Written request:
Pictures must not be retyped. Return exactly the lines from the one with "Clone this chart" through the one with "CartesianGrid, ReferenceLine, Label", both included, and no others.

(Source code of charts)
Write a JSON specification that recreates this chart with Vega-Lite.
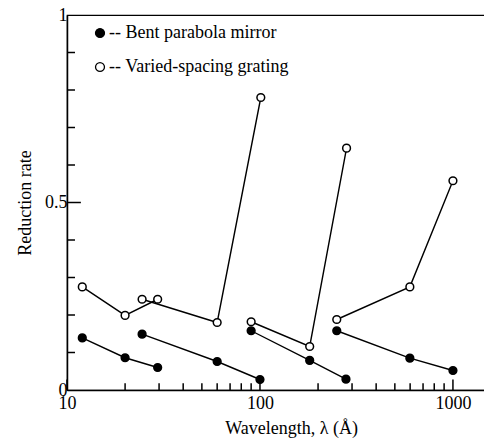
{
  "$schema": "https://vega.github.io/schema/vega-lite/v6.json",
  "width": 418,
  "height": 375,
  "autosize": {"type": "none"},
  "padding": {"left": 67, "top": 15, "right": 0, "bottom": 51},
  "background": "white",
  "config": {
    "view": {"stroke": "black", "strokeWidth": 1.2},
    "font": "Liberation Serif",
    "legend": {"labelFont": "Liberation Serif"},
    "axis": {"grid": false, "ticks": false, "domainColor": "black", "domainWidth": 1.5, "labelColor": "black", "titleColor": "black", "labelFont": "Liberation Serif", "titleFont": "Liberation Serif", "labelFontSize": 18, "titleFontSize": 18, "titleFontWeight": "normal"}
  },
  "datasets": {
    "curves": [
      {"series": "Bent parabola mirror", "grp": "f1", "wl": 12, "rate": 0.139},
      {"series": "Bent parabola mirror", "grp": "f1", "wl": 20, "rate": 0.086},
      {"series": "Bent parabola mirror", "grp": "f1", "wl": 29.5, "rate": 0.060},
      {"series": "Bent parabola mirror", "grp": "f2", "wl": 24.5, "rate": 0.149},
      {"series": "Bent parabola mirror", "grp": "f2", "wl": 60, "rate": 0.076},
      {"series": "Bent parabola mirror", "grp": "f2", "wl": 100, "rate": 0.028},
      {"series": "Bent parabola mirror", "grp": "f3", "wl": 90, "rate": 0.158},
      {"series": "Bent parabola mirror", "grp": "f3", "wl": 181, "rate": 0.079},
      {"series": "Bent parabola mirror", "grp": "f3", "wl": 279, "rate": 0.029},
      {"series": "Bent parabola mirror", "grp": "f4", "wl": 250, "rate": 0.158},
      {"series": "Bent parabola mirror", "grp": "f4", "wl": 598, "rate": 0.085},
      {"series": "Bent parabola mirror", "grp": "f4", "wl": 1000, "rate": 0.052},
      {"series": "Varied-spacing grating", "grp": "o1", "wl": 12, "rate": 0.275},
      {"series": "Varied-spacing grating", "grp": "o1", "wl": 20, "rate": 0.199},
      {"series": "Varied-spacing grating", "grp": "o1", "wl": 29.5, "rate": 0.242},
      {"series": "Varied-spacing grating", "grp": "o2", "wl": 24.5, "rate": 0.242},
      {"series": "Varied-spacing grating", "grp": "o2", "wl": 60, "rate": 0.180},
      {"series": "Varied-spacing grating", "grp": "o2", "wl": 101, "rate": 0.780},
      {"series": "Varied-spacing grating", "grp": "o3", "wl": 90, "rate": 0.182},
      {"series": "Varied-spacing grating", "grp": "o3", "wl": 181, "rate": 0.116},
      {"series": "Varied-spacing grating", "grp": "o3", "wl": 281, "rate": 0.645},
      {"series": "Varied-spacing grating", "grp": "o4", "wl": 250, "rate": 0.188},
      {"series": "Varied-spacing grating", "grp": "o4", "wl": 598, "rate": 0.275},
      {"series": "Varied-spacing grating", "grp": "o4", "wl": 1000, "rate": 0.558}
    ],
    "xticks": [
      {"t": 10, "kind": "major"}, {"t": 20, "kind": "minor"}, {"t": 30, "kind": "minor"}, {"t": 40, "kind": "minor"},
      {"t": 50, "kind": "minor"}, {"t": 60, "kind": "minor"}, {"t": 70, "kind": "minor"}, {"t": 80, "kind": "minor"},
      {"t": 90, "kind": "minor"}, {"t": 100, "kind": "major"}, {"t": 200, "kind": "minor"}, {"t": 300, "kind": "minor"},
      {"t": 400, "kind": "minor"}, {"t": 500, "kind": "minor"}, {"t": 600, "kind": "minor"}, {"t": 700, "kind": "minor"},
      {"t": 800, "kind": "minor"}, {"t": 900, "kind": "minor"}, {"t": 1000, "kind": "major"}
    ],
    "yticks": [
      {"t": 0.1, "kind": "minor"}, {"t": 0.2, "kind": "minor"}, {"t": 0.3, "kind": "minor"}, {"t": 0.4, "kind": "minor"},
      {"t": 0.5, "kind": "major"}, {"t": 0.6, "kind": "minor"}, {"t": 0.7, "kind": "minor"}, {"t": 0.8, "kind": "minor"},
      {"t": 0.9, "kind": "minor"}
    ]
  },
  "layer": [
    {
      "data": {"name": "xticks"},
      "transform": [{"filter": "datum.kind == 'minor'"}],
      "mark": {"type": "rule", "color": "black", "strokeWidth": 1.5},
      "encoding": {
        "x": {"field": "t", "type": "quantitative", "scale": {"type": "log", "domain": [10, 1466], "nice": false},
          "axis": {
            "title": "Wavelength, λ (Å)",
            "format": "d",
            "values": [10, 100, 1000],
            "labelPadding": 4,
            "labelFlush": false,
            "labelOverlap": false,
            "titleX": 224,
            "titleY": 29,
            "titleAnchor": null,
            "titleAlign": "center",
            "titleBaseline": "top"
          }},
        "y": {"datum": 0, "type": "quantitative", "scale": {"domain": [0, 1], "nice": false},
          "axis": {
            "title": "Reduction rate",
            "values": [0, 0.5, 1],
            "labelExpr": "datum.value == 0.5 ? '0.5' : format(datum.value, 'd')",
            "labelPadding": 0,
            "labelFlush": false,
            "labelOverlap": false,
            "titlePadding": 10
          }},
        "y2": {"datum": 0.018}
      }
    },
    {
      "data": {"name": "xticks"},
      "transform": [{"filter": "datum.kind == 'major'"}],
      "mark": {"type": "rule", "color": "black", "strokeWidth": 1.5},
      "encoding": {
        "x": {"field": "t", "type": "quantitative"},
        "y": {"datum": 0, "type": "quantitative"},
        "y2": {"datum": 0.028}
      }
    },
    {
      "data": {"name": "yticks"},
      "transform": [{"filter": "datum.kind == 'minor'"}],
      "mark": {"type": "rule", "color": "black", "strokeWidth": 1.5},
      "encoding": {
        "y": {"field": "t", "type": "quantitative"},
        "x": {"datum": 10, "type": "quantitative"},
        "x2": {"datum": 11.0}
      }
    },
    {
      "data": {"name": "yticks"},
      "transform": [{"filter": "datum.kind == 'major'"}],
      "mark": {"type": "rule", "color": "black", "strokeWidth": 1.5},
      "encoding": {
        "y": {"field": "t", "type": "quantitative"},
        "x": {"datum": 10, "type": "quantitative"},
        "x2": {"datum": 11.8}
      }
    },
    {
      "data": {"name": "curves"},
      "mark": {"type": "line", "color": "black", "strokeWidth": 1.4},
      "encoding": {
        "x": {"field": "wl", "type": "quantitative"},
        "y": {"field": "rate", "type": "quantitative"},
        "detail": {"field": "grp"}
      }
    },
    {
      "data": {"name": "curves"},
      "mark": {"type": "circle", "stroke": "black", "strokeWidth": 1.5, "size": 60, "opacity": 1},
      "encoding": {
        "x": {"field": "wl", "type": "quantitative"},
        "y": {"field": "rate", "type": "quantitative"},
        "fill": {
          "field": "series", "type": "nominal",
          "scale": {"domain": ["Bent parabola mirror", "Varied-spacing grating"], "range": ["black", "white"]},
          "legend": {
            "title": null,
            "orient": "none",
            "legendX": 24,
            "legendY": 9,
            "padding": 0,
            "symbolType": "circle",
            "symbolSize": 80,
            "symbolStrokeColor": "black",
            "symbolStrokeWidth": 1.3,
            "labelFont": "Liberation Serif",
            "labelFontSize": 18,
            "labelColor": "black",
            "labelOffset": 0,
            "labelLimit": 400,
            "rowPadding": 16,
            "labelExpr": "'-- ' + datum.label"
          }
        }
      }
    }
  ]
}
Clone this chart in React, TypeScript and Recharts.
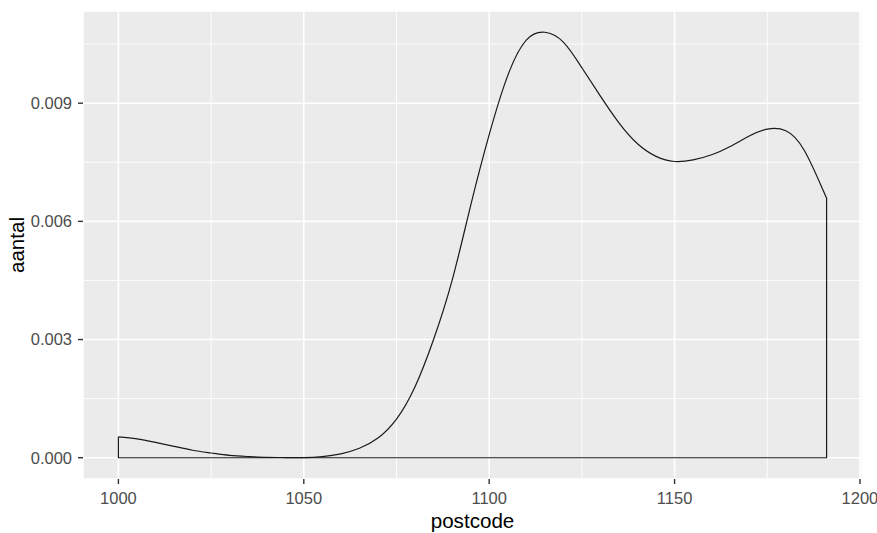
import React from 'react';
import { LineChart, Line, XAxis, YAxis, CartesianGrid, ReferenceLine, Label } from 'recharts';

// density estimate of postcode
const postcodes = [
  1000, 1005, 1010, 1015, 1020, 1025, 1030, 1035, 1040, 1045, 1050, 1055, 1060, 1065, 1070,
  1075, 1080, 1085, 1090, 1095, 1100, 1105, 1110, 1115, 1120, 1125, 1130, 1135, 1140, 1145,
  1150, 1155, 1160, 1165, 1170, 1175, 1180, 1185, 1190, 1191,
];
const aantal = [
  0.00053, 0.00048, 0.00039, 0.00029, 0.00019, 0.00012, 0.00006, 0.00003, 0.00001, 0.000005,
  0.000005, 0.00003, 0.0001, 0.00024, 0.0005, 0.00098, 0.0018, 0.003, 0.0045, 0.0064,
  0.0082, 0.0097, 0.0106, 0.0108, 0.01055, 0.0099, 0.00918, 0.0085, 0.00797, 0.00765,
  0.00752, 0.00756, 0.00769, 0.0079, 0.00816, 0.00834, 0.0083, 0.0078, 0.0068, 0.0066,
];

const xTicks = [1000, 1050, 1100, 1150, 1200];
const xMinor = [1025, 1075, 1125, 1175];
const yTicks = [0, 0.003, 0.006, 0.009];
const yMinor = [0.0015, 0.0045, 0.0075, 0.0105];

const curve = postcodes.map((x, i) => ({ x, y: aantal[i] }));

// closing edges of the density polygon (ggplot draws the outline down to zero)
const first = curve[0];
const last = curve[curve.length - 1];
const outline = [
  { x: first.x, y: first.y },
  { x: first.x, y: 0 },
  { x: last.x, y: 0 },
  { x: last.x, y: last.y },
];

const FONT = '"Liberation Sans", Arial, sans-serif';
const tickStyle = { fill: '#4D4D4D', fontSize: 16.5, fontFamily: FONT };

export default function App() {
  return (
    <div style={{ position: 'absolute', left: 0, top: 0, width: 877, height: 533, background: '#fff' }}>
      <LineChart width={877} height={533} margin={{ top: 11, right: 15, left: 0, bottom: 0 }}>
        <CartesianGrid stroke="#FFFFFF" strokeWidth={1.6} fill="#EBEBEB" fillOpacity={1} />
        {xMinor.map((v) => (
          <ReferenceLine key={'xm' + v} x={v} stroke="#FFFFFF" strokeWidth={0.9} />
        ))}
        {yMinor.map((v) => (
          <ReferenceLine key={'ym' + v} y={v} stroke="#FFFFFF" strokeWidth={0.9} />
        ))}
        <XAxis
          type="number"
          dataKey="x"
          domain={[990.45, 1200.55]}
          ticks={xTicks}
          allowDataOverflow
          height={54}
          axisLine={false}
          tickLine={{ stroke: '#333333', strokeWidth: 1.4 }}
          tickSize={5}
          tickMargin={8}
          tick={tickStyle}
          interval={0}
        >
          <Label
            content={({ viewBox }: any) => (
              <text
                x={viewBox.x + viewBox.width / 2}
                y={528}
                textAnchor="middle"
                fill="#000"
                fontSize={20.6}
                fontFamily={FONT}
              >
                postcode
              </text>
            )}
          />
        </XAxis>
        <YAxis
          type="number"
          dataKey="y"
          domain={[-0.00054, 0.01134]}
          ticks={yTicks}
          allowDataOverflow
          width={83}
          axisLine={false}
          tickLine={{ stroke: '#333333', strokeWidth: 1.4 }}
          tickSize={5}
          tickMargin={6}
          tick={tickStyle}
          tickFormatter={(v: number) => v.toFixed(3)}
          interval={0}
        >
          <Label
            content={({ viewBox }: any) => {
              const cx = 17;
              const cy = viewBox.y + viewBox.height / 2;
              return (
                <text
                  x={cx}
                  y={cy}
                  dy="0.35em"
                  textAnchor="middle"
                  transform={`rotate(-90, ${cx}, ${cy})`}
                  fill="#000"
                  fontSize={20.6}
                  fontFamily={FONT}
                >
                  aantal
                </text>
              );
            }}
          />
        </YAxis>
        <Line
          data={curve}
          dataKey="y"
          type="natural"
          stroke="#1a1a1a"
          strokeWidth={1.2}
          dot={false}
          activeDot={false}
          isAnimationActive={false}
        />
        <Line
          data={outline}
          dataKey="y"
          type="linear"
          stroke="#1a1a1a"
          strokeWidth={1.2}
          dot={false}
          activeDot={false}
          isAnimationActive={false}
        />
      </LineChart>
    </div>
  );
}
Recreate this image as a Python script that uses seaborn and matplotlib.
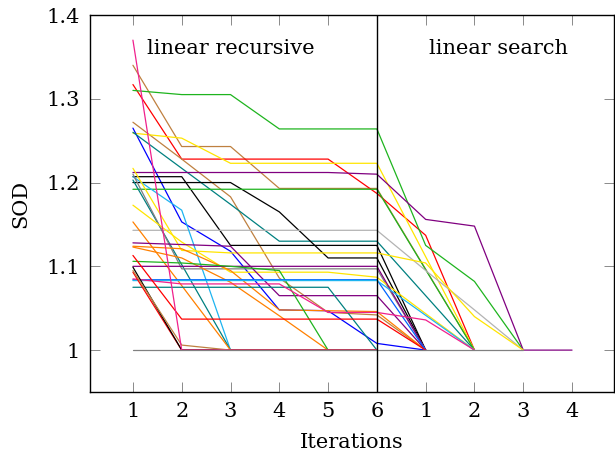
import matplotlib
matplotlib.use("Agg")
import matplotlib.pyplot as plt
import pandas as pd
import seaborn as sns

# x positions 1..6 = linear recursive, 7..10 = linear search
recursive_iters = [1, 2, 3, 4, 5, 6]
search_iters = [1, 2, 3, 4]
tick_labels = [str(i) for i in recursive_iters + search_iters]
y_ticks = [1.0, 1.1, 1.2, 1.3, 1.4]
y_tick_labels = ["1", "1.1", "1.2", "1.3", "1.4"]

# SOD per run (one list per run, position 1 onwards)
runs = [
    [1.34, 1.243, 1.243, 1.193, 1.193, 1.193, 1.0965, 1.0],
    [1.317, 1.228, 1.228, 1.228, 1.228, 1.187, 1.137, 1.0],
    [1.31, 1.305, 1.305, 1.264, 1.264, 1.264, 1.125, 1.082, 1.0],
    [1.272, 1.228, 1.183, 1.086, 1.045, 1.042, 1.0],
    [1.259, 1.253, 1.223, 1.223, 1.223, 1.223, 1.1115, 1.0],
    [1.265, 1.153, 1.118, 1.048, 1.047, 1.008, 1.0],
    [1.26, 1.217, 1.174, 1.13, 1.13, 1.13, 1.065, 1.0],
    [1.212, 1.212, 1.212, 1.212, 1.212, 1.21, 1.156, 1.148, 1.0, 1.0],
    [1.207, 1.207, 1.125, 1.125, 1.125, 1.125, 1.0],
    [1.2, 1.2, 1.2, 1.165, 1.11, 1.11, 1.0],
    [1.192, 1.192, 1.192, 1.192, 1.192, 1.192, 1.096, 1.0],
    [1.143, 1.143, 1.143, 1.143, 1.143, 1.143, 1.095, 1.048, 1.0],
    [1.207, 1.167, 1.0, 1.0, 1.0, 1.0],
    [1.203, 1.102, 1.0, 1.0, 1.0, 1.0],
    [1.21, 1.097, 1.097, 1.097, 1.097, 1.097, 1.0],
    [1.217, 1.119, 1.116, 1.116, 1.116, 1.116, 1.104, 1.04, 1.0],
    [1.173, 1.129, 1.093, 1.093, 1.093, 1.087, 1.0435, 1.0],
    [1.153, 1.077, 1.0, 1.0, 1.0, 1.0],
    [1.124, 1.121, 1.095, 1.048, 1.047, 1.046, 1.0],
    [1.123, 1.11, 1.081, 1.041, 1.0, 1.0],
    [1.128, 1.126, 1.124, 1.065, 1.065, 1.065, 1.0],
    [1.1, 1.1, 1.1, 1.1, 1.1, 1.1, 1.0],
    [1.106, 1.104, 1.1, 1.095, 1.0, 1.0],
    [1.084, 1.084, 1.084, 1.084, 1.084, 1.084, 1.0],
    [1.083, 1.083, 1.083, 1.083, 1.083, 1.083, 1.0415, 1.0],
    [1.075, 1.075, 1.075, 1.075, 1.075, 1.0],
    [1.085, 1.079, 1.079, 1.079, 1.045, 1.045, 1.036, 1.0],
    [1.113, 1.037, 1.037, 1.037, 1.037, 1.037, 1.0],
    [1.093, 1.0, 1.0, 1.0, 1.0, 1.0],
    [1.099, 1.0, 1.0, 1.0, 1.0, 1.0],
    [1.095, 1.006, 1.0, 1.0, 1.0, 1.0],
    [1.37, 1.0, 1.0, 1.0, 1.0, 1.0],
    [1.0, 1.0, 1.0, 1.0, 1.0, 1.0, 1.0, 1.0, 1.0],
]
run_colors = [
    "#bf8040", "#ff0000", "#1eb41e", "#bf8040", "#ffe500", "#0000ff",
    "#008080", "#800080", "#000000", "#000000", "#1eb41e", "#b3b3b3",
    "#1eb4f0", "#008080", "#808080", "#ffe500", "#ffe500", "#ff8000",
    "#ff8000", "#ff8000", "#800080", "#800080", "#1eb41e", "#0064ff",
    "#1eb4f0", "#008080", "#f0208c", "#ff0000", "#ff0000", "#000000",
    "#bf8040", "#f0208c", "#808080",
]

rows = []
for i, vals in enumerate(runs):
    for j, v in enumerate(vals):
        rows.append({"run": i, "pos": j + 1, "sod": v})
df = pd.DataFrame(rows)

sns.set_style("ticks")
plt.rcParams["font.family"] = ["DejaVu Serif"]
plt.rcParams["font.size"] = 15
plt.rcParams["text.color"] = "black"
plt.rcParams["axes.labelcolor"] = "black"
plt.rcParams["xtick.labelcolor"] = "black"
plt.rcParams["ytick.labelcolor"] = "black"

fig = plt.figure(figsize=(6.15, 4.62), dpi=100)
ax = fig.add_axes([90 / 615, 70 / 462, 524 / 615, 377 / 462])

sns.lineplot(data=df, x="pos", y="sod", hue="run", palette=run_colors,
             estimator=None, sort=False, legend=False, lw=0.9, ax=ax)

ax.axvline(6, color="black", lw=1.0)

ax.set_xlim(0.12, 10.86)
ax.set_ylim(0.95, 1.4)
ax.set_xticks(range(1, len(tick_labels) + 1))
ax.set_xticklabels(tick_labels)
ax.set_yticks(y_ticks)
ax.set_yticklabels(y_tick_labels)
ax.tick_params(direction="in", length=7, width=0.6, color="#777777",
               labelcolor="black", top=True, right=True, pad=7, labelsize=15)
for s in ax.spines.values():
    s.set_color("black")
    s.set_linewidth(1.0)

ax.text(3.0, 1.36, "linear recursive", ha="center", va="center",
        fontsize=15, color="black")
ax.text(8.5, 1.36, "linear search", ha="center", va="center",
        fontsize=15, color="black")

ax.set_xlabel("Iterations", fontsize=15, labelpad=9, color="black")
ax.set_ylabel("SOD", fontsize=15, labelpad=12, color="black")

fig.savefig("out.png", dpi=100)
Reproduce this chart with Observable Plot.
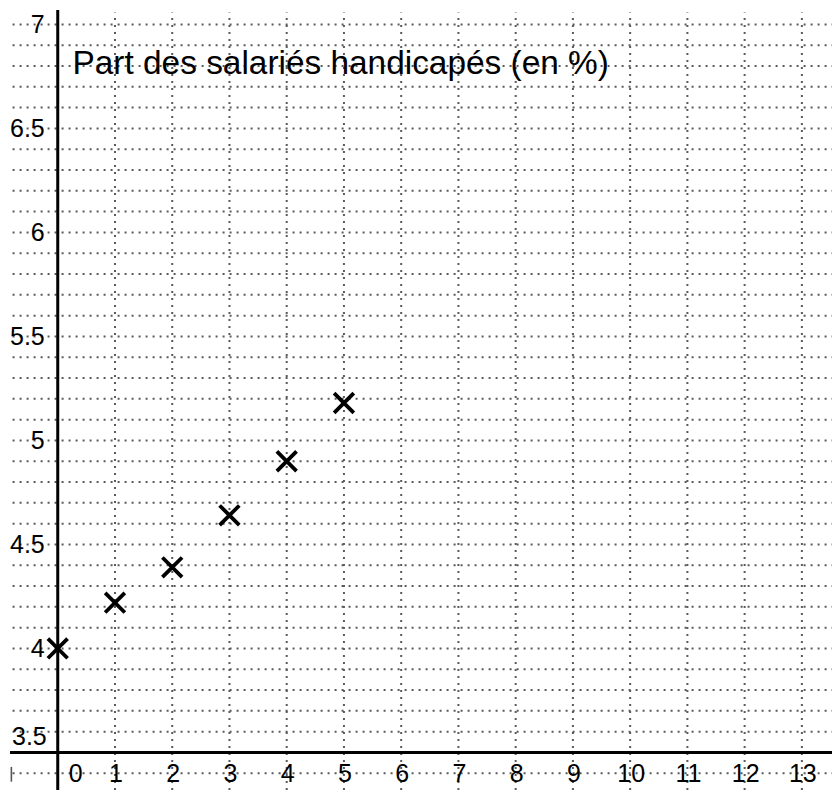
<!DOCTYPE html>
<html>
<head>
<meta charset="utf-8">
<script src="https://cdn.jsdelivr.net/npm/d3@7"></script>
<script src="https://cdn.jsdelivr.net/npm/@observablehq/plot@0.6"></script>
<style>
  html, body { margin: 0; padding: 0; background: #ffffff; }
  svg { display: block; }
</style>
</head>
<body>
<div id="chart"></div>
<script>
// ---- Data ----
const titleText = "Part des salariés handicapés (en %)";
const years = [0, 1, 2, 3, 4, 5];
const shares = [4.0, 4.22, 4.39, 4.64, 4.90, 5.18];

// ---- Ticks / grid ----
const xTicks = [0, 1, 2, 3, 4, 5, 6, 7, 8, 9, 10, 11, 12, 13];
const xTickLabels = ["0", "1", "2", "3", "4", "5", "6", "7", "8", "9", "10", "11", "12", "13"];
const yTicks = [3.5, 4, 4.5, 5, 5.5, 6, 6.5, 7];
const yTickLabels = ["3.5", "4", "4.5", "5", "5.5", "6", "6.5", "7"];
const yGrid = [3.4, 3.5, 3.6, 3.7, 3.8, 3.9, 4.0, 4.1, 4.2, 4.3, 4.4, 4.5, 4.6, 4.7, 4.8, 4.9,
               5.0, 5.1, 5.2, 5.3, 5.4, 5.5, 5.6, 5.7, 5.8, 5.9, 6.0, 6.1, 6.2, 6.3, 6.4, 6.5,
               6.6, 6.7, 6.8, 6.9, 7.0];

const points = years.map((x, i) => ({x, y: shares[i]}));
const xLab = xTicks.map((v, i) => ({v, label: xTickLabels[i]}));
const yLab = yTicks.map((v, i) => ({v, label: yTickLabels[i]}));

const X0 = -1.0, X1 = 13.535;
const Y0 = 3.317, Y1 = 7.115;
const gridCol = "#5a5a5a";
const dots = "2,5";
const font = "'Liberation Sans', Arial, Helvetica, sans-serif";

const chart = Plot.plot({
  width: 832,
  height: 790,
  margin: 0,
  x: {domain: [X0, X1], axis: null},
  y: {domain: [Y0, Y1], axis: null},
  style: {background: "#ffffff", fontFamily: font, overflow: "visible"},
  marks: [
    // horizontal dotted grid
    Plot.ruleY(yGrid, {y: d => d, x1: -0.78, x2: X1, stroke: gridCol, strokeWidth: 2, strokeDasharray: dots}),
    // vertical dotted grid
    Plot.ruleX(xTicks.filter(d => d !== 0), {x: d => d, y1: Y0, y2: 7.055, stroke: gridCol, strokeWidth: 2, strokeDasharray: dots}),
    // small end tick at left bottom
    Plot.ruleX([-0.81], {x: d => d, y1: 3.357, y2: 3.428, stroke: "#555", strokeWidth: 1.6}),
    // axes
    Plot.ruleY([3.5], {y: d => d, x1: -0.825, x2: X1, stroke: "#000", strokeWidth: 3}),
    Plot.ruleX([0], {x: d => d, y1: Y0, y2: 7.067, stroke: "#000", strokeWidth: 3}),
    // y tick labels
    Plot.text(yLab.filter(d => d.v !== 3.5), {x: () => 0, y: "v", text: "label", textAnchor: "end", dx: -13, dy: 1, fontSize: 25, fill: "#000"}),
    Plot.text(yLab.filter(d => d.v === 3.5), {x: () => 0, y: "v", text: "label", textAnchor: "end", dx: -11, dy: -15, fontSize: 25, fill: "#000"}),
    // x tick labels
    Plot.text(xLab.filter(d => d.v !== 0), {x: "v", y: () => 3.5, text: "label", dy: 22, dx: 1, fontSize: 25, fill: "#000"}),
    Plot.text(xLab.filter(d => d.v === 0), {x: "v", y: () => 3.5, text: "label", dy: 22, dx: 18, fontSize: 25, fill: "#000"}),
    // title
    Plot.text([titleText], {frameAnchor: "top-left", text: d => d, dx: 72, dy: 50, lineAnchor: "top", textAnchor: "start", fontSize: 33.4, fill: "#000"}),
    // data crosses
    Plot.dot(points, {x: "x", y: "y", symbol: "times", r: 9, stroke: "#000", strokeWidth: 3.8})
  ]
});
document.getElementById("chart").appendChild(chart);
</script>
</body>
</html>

Exercise solution:
Clone this chart in React, TypeScript and Recharts.
import React from 'react';
import { LineChart, Line, XAxis, YAxis, CartesianGrid, ReferenceLine, Label } from 'recharts';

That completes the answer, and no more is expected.